━━━ INPUT RECORDS ━━━

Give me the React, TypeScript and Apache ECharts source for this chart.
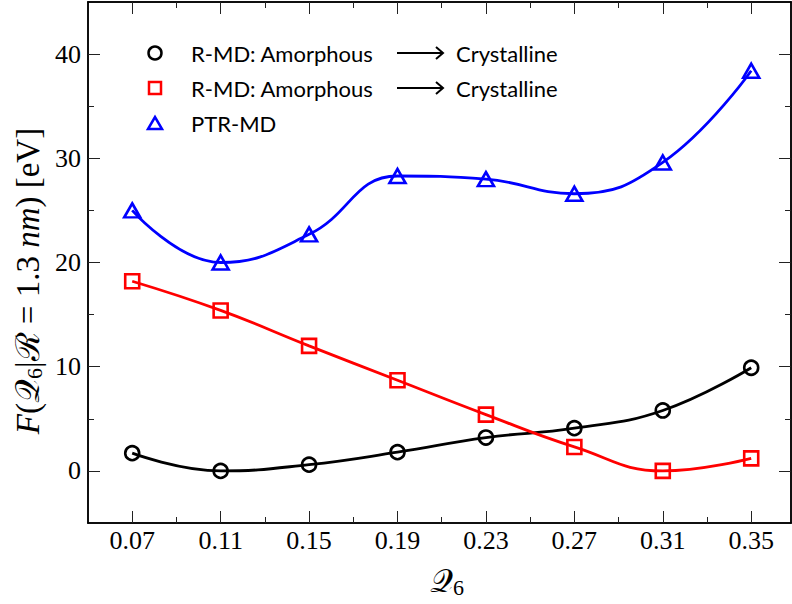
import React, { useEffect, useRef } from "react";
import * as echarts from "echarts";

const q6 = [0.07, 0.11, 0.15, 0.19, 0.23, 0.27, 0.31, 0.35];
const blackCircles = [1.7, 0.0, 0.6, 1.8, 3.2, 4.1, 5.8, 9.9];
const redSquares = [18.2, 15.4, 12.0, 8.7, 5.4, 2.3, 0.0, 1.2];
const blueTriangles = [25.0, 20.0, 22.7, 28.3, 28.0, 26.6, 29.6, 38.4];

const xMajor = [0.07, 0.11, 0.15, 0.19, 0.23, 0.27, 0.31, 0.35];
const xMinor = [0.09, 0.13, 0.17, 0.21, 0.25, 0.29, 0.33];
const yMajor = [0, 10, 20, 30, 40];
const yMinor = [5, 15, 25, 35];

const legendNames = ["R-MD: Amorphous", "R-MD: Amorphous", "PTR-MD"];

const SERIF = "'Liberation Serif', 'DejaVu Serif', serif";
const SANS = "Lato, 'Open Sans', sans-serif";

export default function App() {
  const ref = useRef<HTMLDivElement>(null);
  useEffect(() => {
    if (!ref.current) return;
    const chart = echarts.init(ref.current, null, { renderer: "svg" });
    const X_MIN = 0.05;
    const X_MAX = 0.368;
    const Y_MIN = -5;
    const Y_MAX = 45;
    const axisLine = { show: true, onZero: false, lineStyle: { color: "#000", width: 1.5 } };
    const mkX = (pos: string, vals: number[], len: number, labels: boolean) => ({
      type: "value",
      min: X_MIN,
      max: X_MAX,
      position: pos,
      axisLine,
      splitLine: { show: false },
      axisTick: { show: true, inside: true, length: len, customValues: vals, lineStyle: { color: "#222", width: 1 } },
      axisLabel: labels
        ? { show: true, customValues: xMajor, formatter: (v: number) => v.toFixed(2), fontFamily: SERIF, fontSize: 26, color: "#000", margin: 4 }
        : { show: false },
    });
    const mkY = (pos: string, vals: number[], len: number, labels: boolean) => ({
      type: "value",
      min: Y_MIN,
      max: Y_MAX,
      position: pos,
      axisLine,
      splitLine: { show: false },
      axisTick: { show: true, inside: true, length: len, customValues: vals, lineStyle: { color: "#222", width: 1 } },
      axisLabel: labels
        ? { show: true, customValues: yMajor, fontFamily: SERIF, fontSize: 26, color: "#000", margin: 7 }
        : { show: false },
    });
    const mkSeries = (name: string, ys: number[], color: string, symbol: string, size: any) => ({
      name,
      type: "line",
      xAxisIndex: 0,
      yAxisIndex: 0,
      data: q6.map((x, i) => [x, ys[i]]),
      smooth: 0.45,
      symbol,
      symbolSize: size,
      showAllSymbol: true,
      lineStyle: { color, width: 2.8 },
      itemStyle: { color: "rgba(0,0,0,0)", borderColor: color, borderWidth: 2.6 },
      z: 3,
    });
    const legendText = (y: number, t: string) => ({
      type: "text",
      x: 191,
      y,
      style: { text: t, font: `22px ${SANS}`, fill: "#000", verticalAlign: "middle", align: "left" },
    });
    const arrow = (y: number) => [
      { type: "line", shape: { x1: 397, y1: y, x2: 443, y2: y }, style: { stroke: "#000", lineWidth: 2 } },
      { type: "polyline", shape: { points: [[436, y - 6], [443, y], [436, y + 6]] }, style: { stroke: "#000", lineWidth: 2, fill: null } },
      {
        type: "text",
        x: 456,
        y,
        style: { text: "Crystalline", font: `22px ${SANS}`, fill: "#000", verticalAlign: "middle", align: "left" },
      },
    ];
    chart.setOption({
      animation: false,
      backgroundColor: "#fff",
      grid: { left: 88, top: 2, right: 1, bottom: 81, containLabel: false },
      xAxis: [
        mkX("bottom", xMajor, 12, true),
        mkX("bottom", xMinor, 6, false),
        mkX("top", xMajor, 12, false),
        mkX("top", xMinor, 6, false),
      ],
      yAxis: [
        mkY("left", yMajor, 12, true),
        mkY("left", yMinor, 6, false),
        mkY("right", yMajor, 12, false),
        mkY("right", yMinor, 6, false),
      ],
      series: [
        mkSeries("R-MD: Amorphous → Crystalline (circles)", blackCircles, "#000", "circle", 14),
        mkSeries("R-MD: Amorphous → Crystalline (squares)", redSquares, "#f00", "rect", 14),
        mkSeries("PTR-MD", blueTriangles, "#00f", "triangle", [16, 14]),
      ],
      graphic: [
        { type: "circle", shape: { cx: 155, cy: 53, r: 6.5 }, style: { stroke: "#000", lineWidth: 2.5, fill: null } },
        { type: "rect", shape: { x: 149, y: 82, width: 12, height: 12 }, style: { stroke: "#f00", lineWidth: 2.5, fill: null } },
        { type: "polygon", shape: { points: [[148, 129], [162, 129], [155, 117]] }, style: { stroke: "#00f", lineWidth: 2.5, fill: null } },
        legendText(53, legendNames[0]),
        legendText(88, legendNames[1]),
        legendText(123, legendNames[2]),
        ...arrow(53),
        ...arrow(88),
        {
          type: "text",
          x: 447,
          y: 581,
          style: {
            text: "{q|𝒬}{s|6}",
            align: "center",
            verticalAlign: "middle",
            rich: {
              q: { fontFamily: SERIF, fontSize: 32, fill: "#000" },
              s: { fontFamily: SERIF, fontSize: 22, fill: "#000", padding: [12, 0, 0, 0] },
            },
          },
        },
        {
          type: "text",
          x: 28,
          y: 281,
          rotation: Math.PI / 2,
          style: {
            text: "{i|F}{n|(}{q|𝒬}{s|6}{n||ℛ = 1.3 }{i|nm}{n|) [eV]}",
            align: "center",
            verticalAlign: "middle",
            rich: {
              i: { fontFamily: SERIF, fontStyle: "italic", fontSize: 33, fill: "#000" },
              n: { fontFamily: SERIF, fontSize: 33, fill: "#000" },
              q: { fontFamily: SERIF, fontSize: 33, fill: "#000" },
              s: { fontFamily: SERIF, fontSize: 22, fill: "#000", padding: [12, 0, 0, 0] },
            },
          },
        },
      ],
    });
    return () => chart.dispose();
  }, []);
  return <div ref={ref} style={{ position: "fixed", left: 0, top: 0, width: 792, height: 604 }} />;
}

━━━
━━━ INPUT RECORDS ━━━

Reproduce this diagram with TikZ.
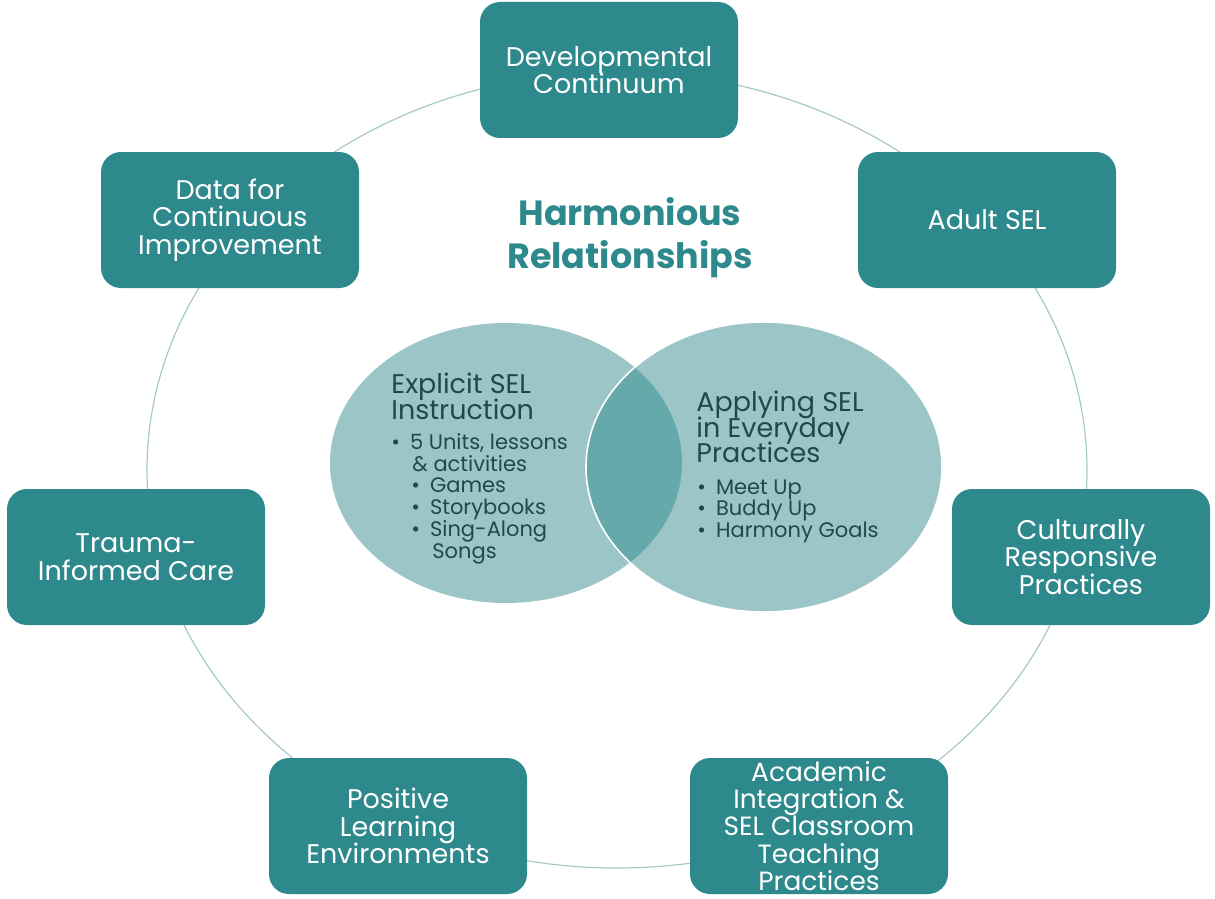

━━━
━━━ INPUT RECORDS ━━━

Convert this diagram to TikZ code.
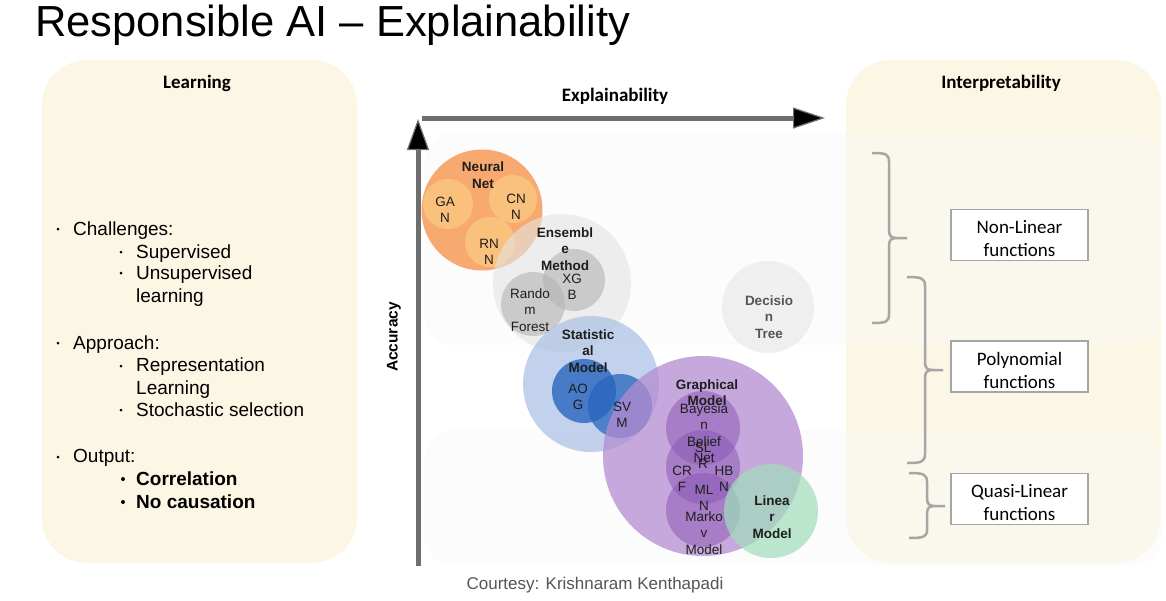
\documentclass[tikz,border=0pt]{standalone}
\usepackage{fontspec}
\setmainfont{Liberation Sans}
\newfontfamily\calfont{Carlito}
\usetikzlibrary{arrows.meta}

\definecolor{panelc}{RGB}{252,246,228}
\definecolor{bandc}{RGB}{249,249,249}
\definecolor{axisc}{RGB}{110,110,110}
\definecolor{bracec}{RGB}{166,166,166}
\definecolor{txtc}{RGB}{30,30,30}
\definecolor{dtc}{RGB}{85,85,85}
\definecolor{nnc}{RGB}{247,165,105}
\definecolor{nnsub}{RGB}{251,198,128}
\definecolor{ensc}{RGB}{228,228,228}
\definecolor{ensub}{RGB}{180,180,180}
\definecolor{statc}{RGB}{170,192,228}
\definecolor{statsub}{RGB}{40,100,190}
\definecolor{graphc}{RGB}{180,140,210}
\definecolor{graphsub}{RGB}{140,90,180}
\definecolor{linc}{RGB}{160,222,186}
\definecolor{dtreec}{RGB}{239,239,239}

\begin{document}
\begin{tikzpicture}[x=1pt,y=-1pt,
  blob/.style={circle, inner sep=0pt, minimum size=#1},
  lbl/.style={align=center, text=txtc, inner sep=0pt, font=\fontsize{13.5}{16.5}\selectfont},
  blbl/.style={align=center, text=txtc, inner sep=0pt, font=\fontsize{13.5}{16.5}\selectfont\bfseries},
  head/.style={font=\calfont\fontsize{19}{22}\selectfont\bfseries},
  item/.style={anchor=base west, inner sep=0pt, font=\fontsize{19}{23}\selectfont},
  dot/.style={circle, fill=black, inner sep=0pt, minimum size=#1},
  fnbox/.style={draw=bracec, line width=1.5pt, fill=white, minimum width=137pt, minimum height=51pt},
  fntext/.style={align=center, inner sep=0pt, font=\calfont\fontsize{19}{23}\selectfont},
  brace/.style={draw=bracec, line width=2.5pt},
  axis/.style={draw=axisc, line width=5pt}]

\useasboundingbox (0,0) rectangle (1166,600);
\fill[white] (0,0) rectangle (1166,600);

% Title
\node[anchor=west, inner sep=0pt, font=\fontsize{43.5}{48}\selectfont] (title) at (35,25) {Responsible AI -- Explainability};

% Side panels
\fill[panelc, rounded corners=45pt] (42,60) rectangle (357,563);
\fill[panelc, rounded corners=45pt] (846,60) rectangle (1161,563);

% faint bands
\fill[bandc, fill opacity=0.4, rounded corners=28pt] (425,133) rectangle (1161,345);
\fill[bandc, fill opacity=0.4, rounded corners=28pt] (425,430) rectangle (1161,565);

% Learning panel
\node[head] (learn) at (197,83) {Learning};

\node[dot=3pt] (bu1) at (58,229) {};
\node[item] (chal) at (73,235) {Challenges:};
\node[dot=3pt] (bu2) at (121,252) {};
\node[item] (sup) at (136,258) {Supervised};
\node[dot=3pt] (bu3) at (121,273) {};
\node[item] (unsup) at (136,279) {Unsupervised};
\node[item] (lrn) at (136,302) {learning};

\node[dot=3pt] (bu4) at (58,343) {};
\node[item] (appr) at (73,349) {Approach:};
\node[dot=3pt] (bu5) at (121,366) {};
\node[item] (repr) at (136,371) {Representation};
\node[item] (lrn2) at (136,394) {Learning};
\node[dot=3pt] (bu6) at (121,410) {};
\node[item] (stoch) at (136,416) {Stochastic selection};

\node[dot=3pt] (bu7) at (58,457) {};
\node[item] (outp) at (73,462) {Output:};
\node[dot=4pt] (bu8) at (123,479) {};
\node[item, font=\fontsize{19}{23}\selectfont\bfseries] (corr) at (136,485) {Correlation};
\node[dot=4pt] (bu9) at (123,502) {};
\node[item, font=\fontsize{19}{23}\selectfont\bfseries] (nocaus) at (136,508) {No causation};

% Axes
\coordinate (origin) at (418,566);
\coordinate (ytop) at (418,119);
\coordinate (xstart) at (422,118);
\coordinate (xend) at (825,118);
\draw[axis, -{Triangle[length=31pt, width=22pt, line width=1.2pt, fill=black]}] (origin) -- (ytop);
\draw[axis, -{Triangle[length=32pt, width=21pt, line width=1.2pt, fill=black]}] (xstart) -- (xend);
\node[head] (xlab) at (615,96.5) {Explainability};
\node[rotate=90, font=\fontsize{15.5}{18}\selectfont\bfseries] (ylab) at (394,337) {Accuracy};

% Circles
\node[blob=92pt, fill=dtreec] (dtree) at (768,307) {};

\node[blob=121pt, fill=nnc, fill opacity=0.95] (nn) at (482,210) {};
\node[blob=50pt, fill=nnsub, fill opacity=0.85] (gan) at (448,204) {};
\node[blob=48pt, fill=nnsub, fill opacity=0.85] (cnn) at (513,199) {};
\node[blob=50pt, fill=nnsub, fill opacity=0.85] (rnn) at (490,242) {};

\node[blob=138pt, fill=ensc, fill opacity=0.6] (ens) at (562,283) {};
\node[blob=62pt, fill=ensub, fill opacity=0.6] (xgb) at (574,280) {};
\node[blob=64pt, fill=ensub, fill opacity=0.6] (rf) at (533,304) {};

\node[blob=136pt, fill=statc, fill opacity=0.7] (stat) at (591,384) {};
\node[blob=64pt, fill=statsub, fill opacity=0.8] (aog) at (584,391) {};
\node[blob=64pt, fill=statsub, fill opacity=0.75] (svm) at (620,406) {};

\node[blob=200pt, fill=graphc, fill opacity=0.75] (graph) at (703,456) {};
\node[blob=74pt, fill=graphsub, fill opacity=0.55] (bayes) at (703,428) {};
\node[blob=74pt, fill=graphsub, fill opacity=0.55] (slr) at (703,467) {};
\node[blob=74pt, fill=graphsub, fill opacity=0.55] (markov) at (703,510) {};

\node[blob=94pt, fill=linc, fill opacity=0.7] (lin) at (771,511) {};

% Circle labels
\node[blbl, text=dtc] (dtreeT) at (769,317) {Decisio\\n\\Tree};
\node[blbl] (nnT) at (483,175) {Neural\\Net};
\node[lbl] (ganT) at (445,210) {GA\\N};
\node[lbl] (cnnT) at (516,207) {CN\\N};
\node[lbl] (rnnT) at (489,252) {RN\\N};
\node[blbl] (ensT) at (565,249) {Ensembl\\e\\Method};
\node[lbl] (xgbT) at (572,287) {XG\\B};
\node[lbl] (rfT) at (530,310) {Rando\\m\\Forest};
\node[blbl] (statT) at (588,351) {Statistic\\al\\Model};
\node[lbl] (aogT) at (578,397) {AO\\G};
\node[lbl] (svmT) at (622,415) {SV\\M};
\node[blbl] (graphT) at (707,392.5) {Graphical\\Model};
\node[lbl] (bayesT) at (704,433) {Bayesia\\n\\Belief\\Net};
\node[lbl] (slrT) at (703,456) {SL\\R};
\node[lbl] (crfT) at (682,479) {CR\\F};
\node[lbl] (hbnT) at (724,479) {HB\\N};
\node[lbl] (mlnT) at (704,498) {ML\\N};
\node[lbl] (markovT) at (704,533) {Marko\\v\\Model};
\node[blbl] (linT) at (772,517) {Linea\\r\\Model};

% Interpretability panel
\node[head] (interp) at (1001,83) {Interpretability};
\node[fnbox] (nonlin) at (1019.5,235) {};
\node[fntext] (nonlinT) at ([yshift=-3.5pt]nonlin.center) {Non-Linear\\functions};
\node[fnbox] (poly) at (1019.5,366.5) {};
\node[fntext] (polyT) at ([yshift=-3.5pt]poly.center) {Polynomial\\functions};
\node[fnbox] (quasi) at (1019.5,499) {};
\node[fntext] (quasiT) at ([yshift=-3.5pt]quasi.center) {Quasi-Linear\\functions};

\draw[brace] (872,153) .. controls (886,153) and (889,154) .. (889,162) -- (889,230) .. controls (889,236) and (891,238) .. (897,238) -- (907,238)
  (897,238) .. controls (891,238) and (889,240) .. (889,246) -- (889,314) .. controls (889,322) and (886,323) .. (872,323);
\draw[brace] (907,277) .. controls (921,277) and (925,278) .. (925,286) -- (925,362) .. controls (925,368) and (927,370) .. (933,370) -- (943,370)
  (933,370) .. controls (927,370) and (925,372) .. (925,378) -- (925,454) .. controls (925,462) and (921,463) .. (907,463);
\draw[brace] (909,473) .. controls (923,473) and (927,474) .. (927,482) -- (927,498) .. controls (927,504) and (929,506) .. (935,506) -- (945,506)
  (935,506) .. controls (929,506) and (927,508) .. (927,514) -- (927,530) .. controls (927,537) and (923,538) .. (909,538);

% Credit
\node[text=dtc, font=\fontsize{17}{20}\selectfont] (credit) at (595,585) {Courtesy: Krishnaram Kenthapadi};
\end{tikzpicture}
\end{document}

━━━

Beginning with the line above that contains "Give me the" and ending with the line that contains "import * as", quote each line exactly, keeping out the pictures.

- RESULT OF THE TASK:
Give me the React, TypeScript and Apache ECharts source for this chart.
import React, { useEffect, useRef } from "react";
import * as echarts from "echarts";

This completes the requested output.